The fact that he's more popular after his death is something I'll overlook in this post. This video is important to me based on how he, an author of talent and stature and intelligence, doesn't put a lot of stock in publicity and making appearances.

The reclusive, hidden author who's always out of the public eye, creating his or her latest masterpiece...does this maintain the traditional legend of the subversive, effective author? Fitting into old, respected romantic roles... .

I can understand his discomfort with reading his work aloud - I personally can't decide on what sections of Disassociation to read aloud because every paragraph falls under a greater context and reading one out of context to people who haven't read the book is always a difficult task.

He expresses ennui at going to bookstores and performing readings, saying how an author is relegated to a quasi-celebrity as a result. And I can understand how it would be stiff and impersonal to read passages from a book people have already read, not caring about the content and just wanting to see the creator and how he or she sounds.
But I don't see the discomfort on his level. Maybe it's a less intelligent level. I wouldn't have a problem going to read my already-read work to audiences. I say 'already-read' because whenever I do readings I know the work I read hasn't been read by anyone in the audience before. But I don't see anything wrong with giving audiences...admirers...maybe even fanatics...? a taste of how I look, and how I read. Maybe I wouldn't even read from the work I'd be promoting. I could write entirely new poems and stories and weave the novel/collection I promote into the contents somehow...neglecting my commercial publishers' intents in a middle finger to corporate agendas...
...when you go to a concert and the band plays a different version of the song, are you excited or disappointed? Similarly, if I go to read a passage from the book I'm promoting but put a new spin on it (somehow, without sacrificing the strength of the rest of the book), would that be enjoyable or just confusing and unappealing?

Throughout all of this speculation, I don't have a fame complex, I can live without ever gaining mass fame. I believe fame is a byproduct of creating meaningful works of art, and not the means to the end. It's the same with money...but the argument against this should be a separate post.
To give an audience what they want is completely acceptable to me. After all, I don't believe the strength of my work would suffer as a result. It's a lesson to learn, how writing is really a social act instead of the private suffering act we're pushed to believe in. But there's nothing wrong with subverting the expected... .

Fields.



But throughout all the negativity... how this isn't something an author of any merit would undertake, how it's considered juvenile and commercialized in the...

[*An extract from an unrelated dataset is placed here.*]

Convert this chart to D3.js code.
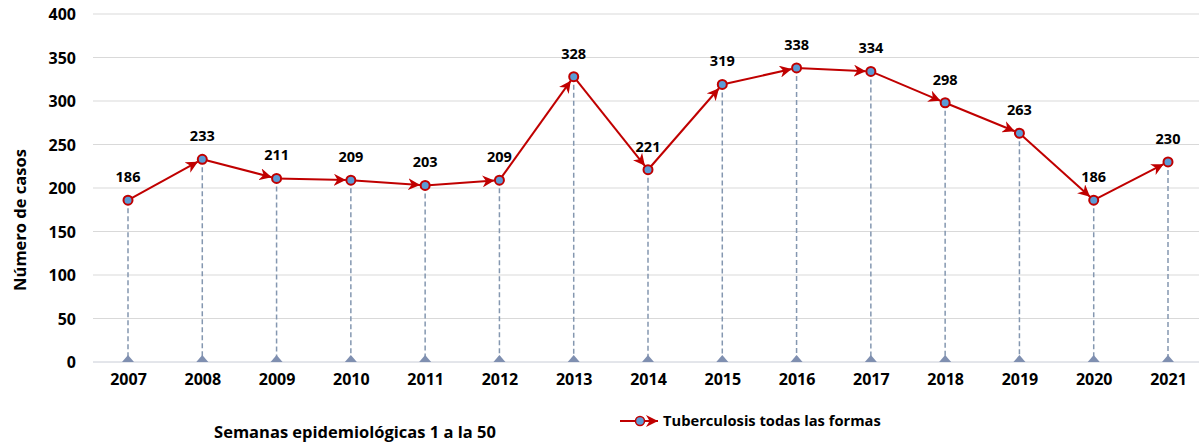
<!DOCTYPE html>
<html><head><meta charset="utf-8">
<script src="https://cdn.jsdelivr.net/npm/d3@7"></script>
<style>body{margin:0;background:#fff}svg{display:block}text{font-family:"Open Sans",Lato,sans-serif;font-weight:bold;fill:#000}</style>
</head><body>
<svg id="c" width="1199" height="444"></svg>
<script>
const years = ["2007","2008","2009","2010","2011","2012","2013","2014","2015","2016","2017","2018","2019","2020","2021"];
const cases = [186,233,211,209,203,209,328,221,319,338,334,298,263,186,230];
const yTicks = [0,50,100,150,200,250,300,350,400];
const seriesName = "Tuberculosis todas las formas";
const yTitle = "Número de casos";
const xTitle = "Semanas epidemiológicas 1 a la 50";

const svg = d3.select("#c");
const x = d3.scalePoint().domain(years).range([128,1168]);
const y = d3.scaleLinear().domain([0,400]).range([362,14]);
const red = "#c00000", blue = "#5b9bd5", drop = "#8497b0";

// grid
svg.append("g").selectAll("line").data(yTicks).join("line")
  .attr("x1",93).attr("x2",1199).attr("y1",d=>y(d)).attr("y2",d=>y(d))
  .attr("stroke",d=>d===0?"#c8ccd6":"#d9d9d9").attr("stroke-width",1);

// y axis labels
const ya = svg.append("g").attr("transform","translate(76,0)")
  .call(d3.axisLeft(y).tickValues(yTicks).tickSize(0).tickPadding(0));
ya.select(".domain").remove();
ya.selectAll("text").attr("font-size",16).attr("dy","0.36em");

// x axis labels
const xa = svg.append("g").attr("transform","translate(0,373)")
  .call(d3.axisBottom(x).tickSize(0).tickPadding(0));
xa.select(".domain").remove();
xa.selectAll("text").attr("font-size",16).attr("dy","0.78em");

// titles
svg.append("text").attr("transform","translate(26,220) rotate(-90)")
  .attr("text-anchor","middle").attr("font-size",16.5).text(yTitle);
svg.append("text").attr("x",355).attr("y",438).attr("text-anchor","middle")
  .attr("font-size",16.5).text(xTitle);

const data = years.map((yr,i)=>({yr,v:cases[i]}));

// drop lines
svg.append("g").selectAll("line").data(data).join("line")
  .attr("x1",d=>x(d.yr)).attr("x2",d=>x(d.yr)).attr("y1",d=>y(d.v)).attr("y2",y(0))
  .attr("stroke",drop).attr("stroke-width",1.5).attr("stroke-dasharray","5,3");
// bottom triangles
svg.append("g").selectAll("path").data(data).join("path")
  .attr("d",d=>{const cx=x(d.yr),cy=y(0);return `M${cx-6},${cy}L${cx},${cy-7}L${cx+6},${cy}Z`;})
  .attr("fill","#7f8fb0");

// arrow marker
const defs = svg.append("defs");
defs.append("marker").attr("id","arr").attr("viewBox","0 0 10 10").attr("refX",10).attr("refY",5)
  .attr("markerWidth",6).attr("markerHeight",6).attr("markerUnits","strokeWidth").attr("orient","auto")
  .append("path").attr("d","M0,0L10,5L0,10L3,5Z").attr("fill",red);

// line segments with arrows
const segs = d3.pairs(data);
svg.append("g").selectAll("line").data(segs).join("line")
  .attr("x1",d=>x(d[0].yr)).attr("y1",d=>y(d[0].v))
  .attr("x2",d=>{const dx=x(d[1].yr)-x(d[0].yr),dy=y(d[1].v)-y(d[0].v),L=Math.hypot(dx,dy);return x(d[1].yr)-dx/L*5;})
  .attr("y2",d=>{const dx=x(d[1].yr)-x(d[0].yr),dy=y(d[1].v)-y(d[0].v),L=Math.hypot(dx,dy);return y(d[1].v)-dy/L*5;})
  .attr("stroke",red).attr("stroke-width",2).attr("marker-end","url(#arr)");

// points
svg.append("g").selectAll("circle").data(data).join("circle")
  .attr("cx",d=>x(d.yr)).attr("cy",d=>y(d.v)).attr("r",4.5)
  .attr("fill",blue).attr("stroke",red).attr("stroke-width",2);

// labels
svg.append("g").selectAll("text").data(data).join("text")
  .attr("x",d=>x(d.yr)).attr("y",d=>y(d.v)-18).attr("text-anchor","middle")
  .attr("font-size",14.5).text(d=>d.v);

// legend
const lg = svg.append("g");
lg.append("line").attr("x1",620).attr("x2",658).attr("y1",421).attr("y2",421)
  .attr("stroke",red).attr("stroke-width",2).attr("marker-end","url(#arr)");
lg.append("circle").attr("cx",640).attr("cy",421).attr("r",4.5).attr("fill",blue).attr("stroke",red).attr("stroke-width",1.5);
lg.append("text").attr("x",663).attr("y",426).attr("font-size",14.7).text(seriesName);
</script>
</body></html>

...Well, why overthink it. I should just allow it to mean what I want it to mean. It's just fun and challenging. This was the biggest drop-in I've ever done. It was at the Winnipeg park at the Forks. I was trembling after I did it for the first time, which was on a previous morning and not filmed. It was an overbearing mental boundary that I overcame by myself, as with most problems in my life.

I rolled away clean the first time I did it. This time I rode over the bump in the middle and fell, but it doesn't really matter. In retrospect it's only a stepping stone for me to start skating vert the way I want to - because I did this, now I can drop in on the vert at the Vanderhooft park, and after that the 10-foot vert ramp at the CJ park, and then the 11-foot extension there as well...and that'll be the beginning of a new beginning.

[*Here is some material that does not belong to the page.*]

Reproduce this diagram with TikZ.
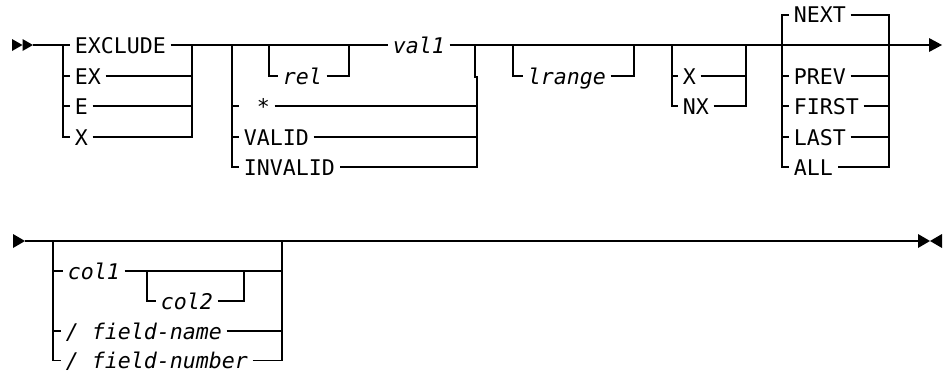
\documentclass[tikz,border=0pt]{standalone}
\usepackage{fontspec}
\setmonofont{DejaVu Sans Mono}
\begin{document}
\begin{tikzpicture}[x=1pt,y=-1pt,line width=1.6pt,line join=miter,
  lbl/.style={inner xsep=4pt,inner ysep=0pt,text height=16pt,text depth=0pt,anchor=west,
    font=\ttfamily\fontsize{21.6}{24}\selectfont},
  var/.style={lbl,font=\ttfamily\itshape\fontsize{21.6}{24}\selectfont},
  tip/.style={fill=black,draw=none}]
\useasboundingbox (0,0) rectangle (945,372);

% ---------- row 1 ----------
\coordinate (s1) at (33,45);
\fill[tip] (12,39) -- (22.5,45) -- (12,51) -- cycle;
\fill[tip] (22.5,39) -- (33,45) -- (22.5,51) -- cycle;
\coordinate (e1) at (929,45);
\fill[tip] (929,38) -- (942,45) -- (929,52) -- cycle;

% group 1
\coordinate (g1L) at (63,45);
\coordinate (g1R) at (192,45);
\node[lbl] (exclude) at (70,45) {EXCLUDE};
\node[lbl] (ex) at (70,76) {EX};
\node[lbl] (e) at (70,106) {E};
\node[lbl] (x1) at (70,137) {X};
\draw (s1) -- (exclude.west);
\draw (g1L) -- (g1L |- x1.west) -- (x1.west);
\draw (g1L |- ex.west) -- (ex.west);
\draw (g1L |- e.west) -- (e.west);
\draw (ex.east) -- (g1R |- ex.east);
\draw (e.east) -- (g1R |- e.east);
\draw (x1.east) -- (g1R |- x1.east) -- (g1R);

% group 2
\coordinate (g2L) at (232,45);
\coordinate (g2R) at (475,45);
\coordinate (g2J) at (475,77);
\coordinate (g2K) at (477,77);
\coordinate (rL) at (269,45);
\coordinate (rR) at (349,45);
\node[var] (rel) at (278,76) {rel};
\node[var] (val1) at (388,45) {val1};
\node[lbl] (star) at (239,106) {\hphantom{0}*};
\node[lbl] (valid) at (239,137) {VALID};
\node[lbl] (invalid) at (239,167) {INVALID};
\draw (exclude.east) -- (val1.west);
\draw (rL) -- (rL |- rel.west) -- (rel.west);
\draw (rel.east) -- (rR |- rel.east) -- (rR);
\draw (g2L) -- (g2L |- invalid.west) -- (invalid.west);
\draw (g2L |- star.west) -- (star.west);
\draw (g2L |- valid.west) -- (valid.west);
\draw (g2R) -- (g2J) -- (g2K) -- (g2K |- invalid.east) -- (invalid.east);
\draw (star.east) -- (g2K |- star.east);
\draw (valid.east) -- (g2K |- valid.east);

% main line onwards
\draw (val1.east) -- (e1);

% lrange
\coordinate (lrL) at (513,45);
\coordinate (lrR) at (634,45);
\node[var] (lrange) at (523,76) {lrange};
\draw (lrL) -- (lrL |- lrange.west) -- (lrange.west);
\draw (lrange.east) -- (lrR |- lrange.east) -- (lrR);

% X / NX
\coordinate (xL) at (672,45);
\coordinate (xR) at (746,45);
\node[lbl] (xx) at (678,76) {X};
\node[lbl] (nx) at (678,106) {NX};
\draw (xL) -- (xL |- nx.west) -- (nx.west);
\draw (xL |- xx.west) -- (xx.west);
\draw (xx.east) -- (xR |- xx.east);
\draw (nx.east) -- (xR |- nx.east) -- (xR);

% NEXT group
\coordinate (nL) at (782,45);
\coordinate (nR) at (889,45);
\node[lbl] (next) at (789,15) {NEXT};
\node[lbl] (prev) at (789,76) {PREV};
\node[lbl] (first) at (789,106) {FIRST};
\node[lbl] (last) at (789,137) {LAST};
\node[lbl] (all) at (789,167) {ALL};
\draw (next.west) -- (nL |- next.west) -- (nL |- all.west) -- (all.west);
\draw (nL |- prev.west) -- (prev.west);
\draw (nL |- first.west) -- (first.west);
\draw (nL |- last.west) -- (last.west);
\draw (next.east) -- (nR |- next.east) -- (nR |- all.east) -- (all.east);
\draw (prev.east) -- (nR |- prev.east);
\draw (first.east) -- (nR |- first.east);
\draw (last.east) -- (nR |- last.east);

% ---------- row 2 ----------
\coordinate (s2) at (25,241);
\coordinate (e2) at (918,241);
\fill[tip] (13,234) -- (25,241) -- (13,248) -- cycle;
\fill[tip] (918,234) -- (930,241) -- (918,248) -- cycle;
\fill[tip] (942,234) -- (930,241) -- (942,248) -- cycle;
\draw (s2) -- (e2);

\coordinate (cL) at (53,241);
\coordinate (cR) at (282,241);
\coordinate (c2L) at (147,271);
\coordinate (c2R) at (244,271);
\node[var] (col1) at (63,271) {col1};
\node[var] (col2) at (156,301) {col2};
\node[var] (fname) at (61,331) {/ field-name};
\node[var] (fnum) at (61,360.5) {/ field-number};
\draw (cL) -- (cL |- fnum.west) -- (fnum.west);
\draw (cL |- col1.west) -- (col1.west);
\draw (cL |- fname.west) -- (fname.west);
\draw (col1.east) -- (cR |- col1.east);
\draw (c2L) -- (c2L |- col2.west) -- (col2.west);
\draw (col2.east) -- (c2R |- col2.east) -- (c2R);
\draw (fname.east) -- (cR |- fname.east);
\draw (fnum.east) -- (cR |- fnum.east) -- (cR);
\end{tikzpicture}
\end{document}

It's an activity I enjoy - not a lifestyle (although I can't stand the way it's portrayed in mainstream media, MSM), not a hobby, not a closet full of skeletons or a cross to bear.

Friday, October 1, 2010

"Everybody needs a hobby."

I always feel depressed and angry whenever the overwhelming feeling of being used happens - even in this website, sometimes it feels like it's just a tool for my thoughts and discussion to be copied/used in order for people to further their own literary ambitions (because so many want to write a bestselling novel strictly to become rich and famous). This is not a statement made from lack of recognition/fame, it's made from the pitfalls I've been exposed to throughout my life. Can you imagine what kind of life it would be just to exist as a forgotten benchmark, never to reap the full benefits of your efforts and morals?

And this relates to the domineering encumbrance I have to try and forget whenever I write - the idea of authority. How writing is nothing more than a method to exert authority over objects, other people, anything. How people just use writing to classify others, to drive them in a corner and prepackage them in method of storytelling to try and appeal to the public's sense of stereotype and therefore sense of control. Gore Vidal was once quoted as saying "I want to destroy younger authors." All the competition and nonstop classification, scrambling to get the upper hand all the time. No wonder a lot of established authors are reclusive - all they wanted is to forge their own path and write the best literature they could, not to be exposed to people clawing at their heels and trying to undermine them, most likely starting from when they were young and continuing to their current age.

This is only one part of the overall stress that I have to fend off every day. But I should make it clear that I'm very well aware this can be seen as expressing my frustrations, which Virginia Woolf would warn against as I've mentioned in the past, or bordering on "singing my distress" as André Breton wrote...
...but it's still necessary. And I know why.